Unstable Response
Geometrically nonlinear static problems sometimes involve buckling or collapse behavior, where the load-displacement response shows a negative stiffness and the structure must release strain energy to remain in equilibrium. Several approaches are possible for modeling such behavior. One is to treat the buckling response dynamically, thus actually modeling the response with inertia effects included as the structure snaps. This approach is easily accomplished by restarting the terminated static procedure (Restarting an Analysis) and switching to a dynamic procedure (Implicit Dynamic Analysis Using Direct Integration) when the static solution becomes unstable. In some simple cases displacement control can provide a solution, even when the conjugate load (the reaction force) is decreasing as the displacement increases. Another approach would be to use dashpots to stabilize the structure during a static analysis. Abaqus/Standard offers an automated version of this stabilization approach for the static analysis procedures (see Static Stress Analysis, Quasi-Static Analysis, Fully Coupled Thermal-Stress Analysis, or Coupled Pore Fluid Diffusion and Stress Analysis).

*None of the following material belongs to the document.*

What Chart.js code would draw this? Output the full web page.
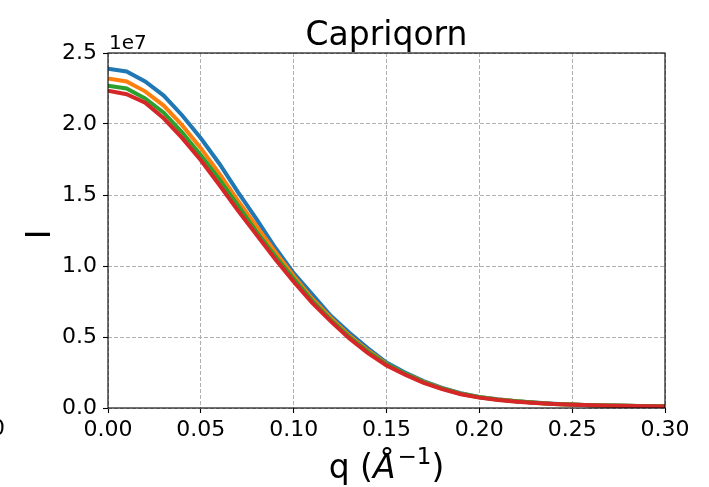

Alternatively, static equilibrium states during the unstable phase of the response can be found by using the “modified Riks method.” This method is used for cases where the loading is proportional; that is, where the load magnitudes are governed by a single scalar parameter. The method can provide solutions even in cases of complex, unstable response such as that shown in Figure 1.

The Riks method is also useful for solving ill-conditioned problems such as limit load problems or almost unstable problems that exhibit softening.